My son started messing around with windows movie maker and asked me tons of questions about it so I decided to try to use it myself so I would know what he was talking about, its not too bad for the slide shows but still have a few things to work on but I did throw this together of the build I did last year. I do need to get a microphone so I can add some narration


----------



## FEEFA (Nov 19, 2007)

ank looks great and the reds have grown quite a bit. Glad they are in good hands with a great home.


----------



## bob351 (Oct 23, 2005)

very cool... awesome looking reds


----------



## Red Sox Fanatic (Jun 13, 2011)

Wish i had the nerves to try such a projest!!! Great looking tank and Fish!!!!











Red Sox Fanatic said:


> Wish i had the nerves to try such a projest!!! Great looking tank and Fish!!!!


 meant to say project!!


----------



## MFNRyan (Mar 27, 2011)

How does the filtration work on this tank? Also I have been thinking about doing a build like this. What do you think the cost was? Total? Also how heavy is the tank set up empty? I may start on something like this soon. Also what Glass did you use on the tank and whats wrong with putting glass on the sides? I have no knowledge towards this but would love to give it a try man. The dimensions are yours to build however you like. I love that Idea. Awesome set up by the way man


----------



## briflikk (Jan 11, 2009)

Hey RedBelly11 
*
How does the filtration work on this tank?*
its basically a trickle filter, the garbage cans are filled with pot scrubbies, water flows from the top of the can to the bottom thru all the media, forced thru the slots in the bottom of the black pipe then out to the tote sump which pumps it back to the tank
*
Also I have been thinking about doing a build like this. What do you think the cost was? Total? *
it was around $850
*
Also how heavy is the tank set up empty? *
guessing in around 150-200 lbs which is alot less then a all glass tank

* I may start on something like this soon. Also what Glass did you use on the tank and whats wrong with putting glass on the sides? *
I just used regular pane glass, the glass was the most expensive cost of my build(70x22x 12mm thick cost me $250), most people who build tanks dont put glass on the end because its cheaper to use wood and the glass needed for the ends has to be thicker then the front because of the extra pressure on it
*
I have no knowledge towards this but would love to give it a try man.

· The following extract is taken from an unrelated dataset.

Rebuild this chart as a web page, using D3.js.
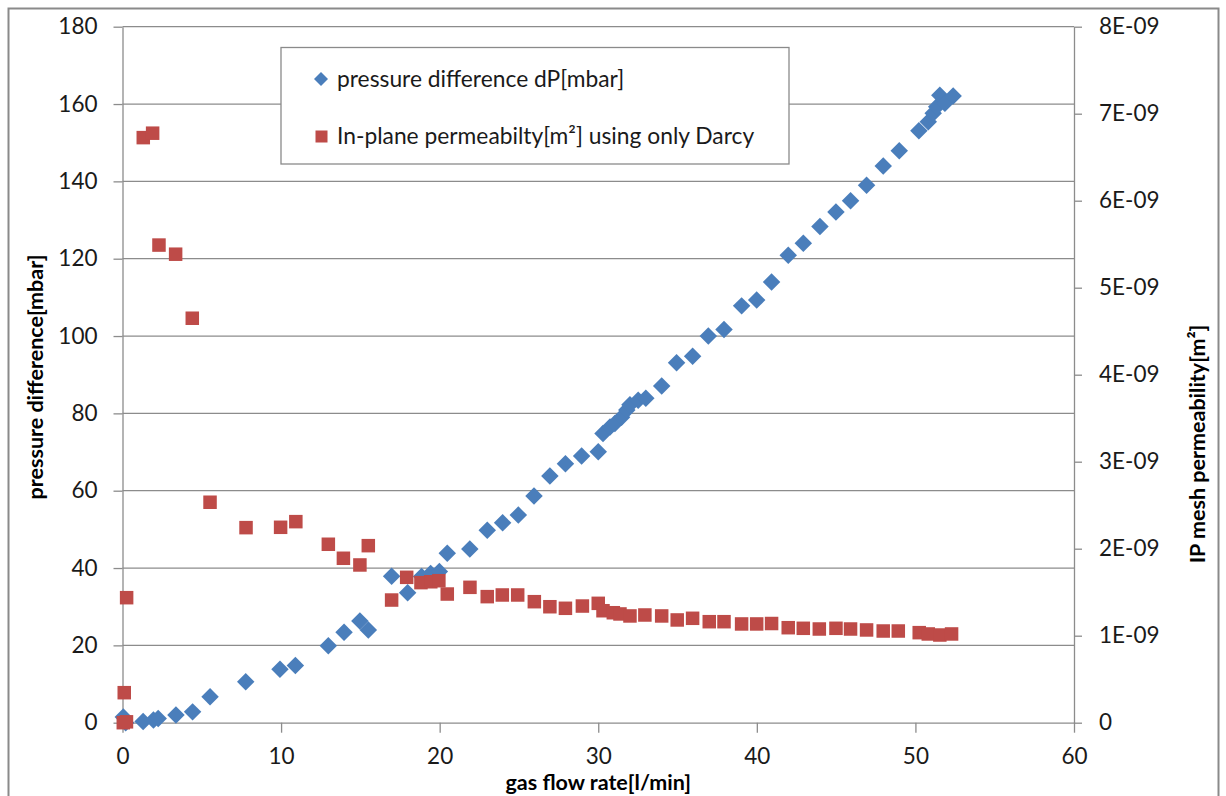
<!DOCTYPE html>
<html>
<head>
<meta charset="utf-8">
<script src="https://cdn.jsdelivr.net/npm/d3@7"></script>
<style>
    body { margin: 0; background: #fff; }
    svg { display: block; }
</style>
</head>
<body>
<div id="chart"></div>
<script>
// gas flow rate [l/min] vs pressure difference [mbar]
const dpFlow = [0.05, 0.2, 1.3, 1.95, 2.25, 3.37, 4.42, 5.52, 7.77, 9.93, 10.9, 12.98, 13.97, 14.97, 15.5,
    16.97, 17.98, 18.86, 19.43, 19.98, 20.48, 21.9, 23.0, 23.97, 24.96, 25.95, 26.95, 27.93, 28.95, 30.0,
    30.3, 30.74, 31.05, 31.47, 31.8, 32.0, 32.52, 33.0, 34.0, 34.94, 35.95, 36.94, 37.93, 39.04, 39.99,
    40.93, 41.98, 42.93, 43.98, 44.99, 45.91, 46.92, 47.97, 48.98, 50.22, 50.81, 51.12, 51.34, 51.54, 51.86, 52.38];
const dpValues = [1.5, 0, 0.3, 0.7, 1.1, 2.0, 2.8, 6.7, 10.6, 13.8, 14.8, 19.9, 23.4, 26.3, 24.0,
    37.9, 33.6, 37.8, 38.6, 39.1, 43.8, 44.9, 49.8, 51.7, 53.7, 58.6, 63.8, 67.0, 69.0, 70.1,
    74.8, 76.5, 77.4, 79.0, 80.9, 82.2, 83.4, 83.9, 87.1, 93.1, 94.8, 100.0, 101.7, 107.8, 109.3,
    114.0, 120.9, 124.0, 128.3, 132.1, 135.0, 139.0, 144.0, 147.9, 153.1, 155.4, 157.6, 159.3, 162.3, 160.2, 162.1];

// gas flow rate [l/min] vs in-plane permeability [m²]
const permFlow = [0.05, 0.25, 0.11, 0.26, 1.31, 1.9, 2.3, 3.35, 4.4, 5.52, 7.79, 9.97, 10.93, 12.98, 13.93,
    14.97, 15.5, 16.97, 17.92, 18.82, 19.44, 19.95, 20.48, 21.91, 23.0, 23.95, 24.92, 25.97, 26.95, 27.93,
    29.0, 30.0, 30.3, 30.95, 31.37, 32.0, 32.94, 34.0, 34.98, 35.95, 37.0, 37.93, 39.04, 39.99, 40.93,
    41.98, 42.93, 43.94, 44.99, 45.91, 46.92, 47.97, 48.92, 50.24, 50.81, 51.54, 52.28];
const permValues = [0, 0.01e-9, 0.345e-9, 1.437e-9, 6.725e-9, 6.776e-9, 5.49e-9, 5.385e-9, 4.649e-9, 2.534e-9, 2.242e-9, 2.246e-9, 2.311e-9, 2.051e-9, 1.89e-9,
    1.813e-9, 2.035e-9, 1.41e-9, 1.671e-9, 1.61e-9, 1.62e-9, 1.632e-9, 1.479e-9, 1.556e-9, 1.449e-9, 1.468e-9, 1.468e-9, 1.391e-9, 1.333e-9, 1.315e-9,
    1.341e-9, 1.372e-9, 1.287e-9, 1.264e-9, 1.25e-9, 1.227e-9, 1.238e-9, 1.227e-9, 1.181e-9, 1.2e-9, 1.161e-9, 1.161e-9, 1.135e-9, 1.135e-9, 1.14e-9,
    1.092e-9, 1.085e-9, 1.077e-9, 1.085e-9, 1.077e-9, 1.066e-9, 1.054e-9, 1.054e-9, 1.035e-9, 1.02e-9, 1.008e-9, 1.02e-9];

const xTicks = [0, 10, 20, 30, 40, 50, 60];
const yLeftTicks = [0, 20, 40, 60, 80, 100, 120, 140, 160, 180];
const yRightTicks = [0, 1e-9, 2e-9, 3e-9, 4e-9, 5e-9, 6e-9, 7e-9, 8e-9];
const seriesNames = ["pressure difference dP[mbar]", "In-plane permeabilty[m²] using only Darcy"];

const config = {
    width: 1226,
    height: 796,
    margin: { left: 122.5, top: 26.7, right: 152, bottom: 73.3 },
    font: "Lato, 'Open Sans', sans-serif",
    gridColor: "#8c8c8c",
    blue: "#4a7ebb",
    red: "#be4b48"
};

const { width, height, margin, font } = config;
const innerW = width - margin.left - margin.right;
const innerH = height - margin.top - margin.bottom;

const svg = d3.select("#chart")
    .append("svg")
        .attr("width", width)
        .attr("height", height);

// outer chart border
svg.append("rect")
    .attr("x", 8.5).attr("y", 8.5)
    .attr("width", 1210).attr("height", 800)
    .attr("fill", "none")
    .attr("stroke", "#8a8a8a")
    .attr("stroke-width", 2);

const g = svg.append("g")
    .attr("transform", "translate(" + margin.left + "," + margin.top + ")");

const x = d3.scaleLinear().domain([0, 60]).range([0, innerW]);
const yL = d3.scaleLinear().domain([0, 180]).range([innerH, 0]);
const yR = d3.scaleLinear().domain([0, 8e-9]).range([innerH, 0]);

// horizontal gridlines
g.append("g")
    .selectAll("line")
    .data(yLeftTicks.slice(1))
    .enter().append("line")
        .attr("x1", 0).attr("x2", innerW)
        .attr("y1", d => yL(d)).attr("y2", d => yL(d))
        .attr("stroke", config.gridColor)
        .attr("stroke-width", 1.3);

function styleAxis(sel) {
    sel.select(".domain").attr("stroke", config.gridColor).attr("stroke-width", 1.3);
    sel.selectAll(".tick line").attr("stroke", config.gridColor).attr("stroke-width", 1.3);
    sel.selectAll(".tick text")
        .attr("fill", "#1a1a1a")
        .attr("font-family", font)
        .attr("font-size", 22.5);
}

// x-axis
g.append("g")
    .attr("transform", "translate(0," + innerH + ")")
    .call(d3.axisBottom(x).tickValues(xTicks).tickSize(10).tickSizeOuter(0).tickPadding(15))
    .call(styleAxis);

// left y-axis
g.append("g")
    .call(d3.axisLeft(yL).tickValues(yLeftTicks).tickSize(9).tickSizeOuter(0).tickPadding(16))
    .call(styleAxis);

// right y-axis
g.append("g")
    .attr("transform", "translate(" + innerW + ",0)")
    .call(d3.axisRight(yR).tickValues(yRightTicks).tickSize(8).tickSizeOuter(0).tickPadding(17)
        .tickFormat(d => d === 0 ? "0" : Math.round(d * 1e9) + "E-09"))
    .call(styleAxis);

// axis titles
svg.append("text")
    .attr("x", margin.left + innerW / 2)
    .attr("y", 790)
    .attr("text-anchor", "middle")
    .attr("font-family", font)
    .attr("font-weight", "bold")
    .attr("font-size", 21.5)
    .text("gas flow rate[l/min]");

svg.append("text")
    .attr("transform", "translate(43,377) rotate(-90)")
    .attr("text-anchor", "middle")
    .attr("font-family", font)
    .attr("font-weight", "bold")
    .attr("font-size", 21.5)
    .text("pressure difference[mbar]");

svg.append("text")
    .attr("transform", "translate(1205,444) rotate(-90)")
    .attr("text-anchor", "middle")
    .attr("font-family", font)
    .attr("font-weight", "bold")
    .attr("font-size", 21.5)
    .text("IP mesh permeability[m²]");

// pressure difference markers (diamonds)
const diamond = d3.symbol().type(d3.symbolDiamond2).size(195);
g.append("g")
    .selectAll("path")
    .data(dpFlow.map((f, i) => ({ f: f, v: dpValues[i] })))
    .enter().append("path")
        .attr("d", diamond)
        .attr("transform", d => "translate(" + x(d.f) + "," + yL(d.v) + ")")
        .attr("fill", config.blue);

// permeability markers (squares)
const sq = 13.5;
g.append("g")
    .selectAll("rect")
    .data(permFlow.map((f, i) => ({ f: f, v: permValues[i] })))
    .enter().append("rect")
        .attr("x", d => x(d.f) - sq / 2)
        .attr("y", d => yR(d.v) - sq / 2)
        .attr("width", sq).attr("height", sq)
        .attr("fill", config.red);

// legend
const legend = svg.append("g");
legend.append("rect")
    .attr("x", 281).attr("y", 47.5)
    .attr("width", 508).attr("height", 116.5)
    .attr("fill", "#fff")
    .attr("stroke", "#8a8a8a")
    .attr("stroke-width", 1.3);

legend.append("path")
    .attr("d", d3.symbol().type(d3.symbolDiamond2).size(125))
    .attr("transform", "translate(321,79)")
    .attr("fill", config.blue);
legend.append("rect")
    .attr("x", 315.5).attr("y", 130.5)
    .attr("width", 12).attr("height", 12)
    .attr("fill", config.red);

legend.selectAll("text")
    .data(seriesNames)
    .enter().append("text")
        .attr("x", 337)
        .attr("y", (d, i) => 79 + i * 57)
        .attr("dy", "0.35em")
        .attr("font-family", font)
        .attr("font-size", 22.8)
        .attr("fill", "#1a1a1a")
        .text(d => d);
</script>
</body>
</html>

The dimensions are yours to build however you like. I love that Idea. Awesome set up by the way man







*

thanks


----------



## Chief Brody (Jul 17, 2011)

Awesome tank.My girlfriend wants me to build a plywood tank some day to house two red arowana's.Im thinking about doing a 500 gallon.How did you secure the glass to the tank.I have heard that the glass wont seal to the zavlar with silicone very well.


----------



## ___ (Feb 19, 2006)

Good looking tank man, nice vid


----------



## MFNRyan (Mar 27, 2011)

What of o just wanted to build a tank, not a stand or filtration system. What do you think I could get by with on cost? Thanks for all the info, I know I asked a lot of questions lol


----------



## Sanjo Eel (Aug 21, 2008)

Awesome! Nice work and lucky fish!


----------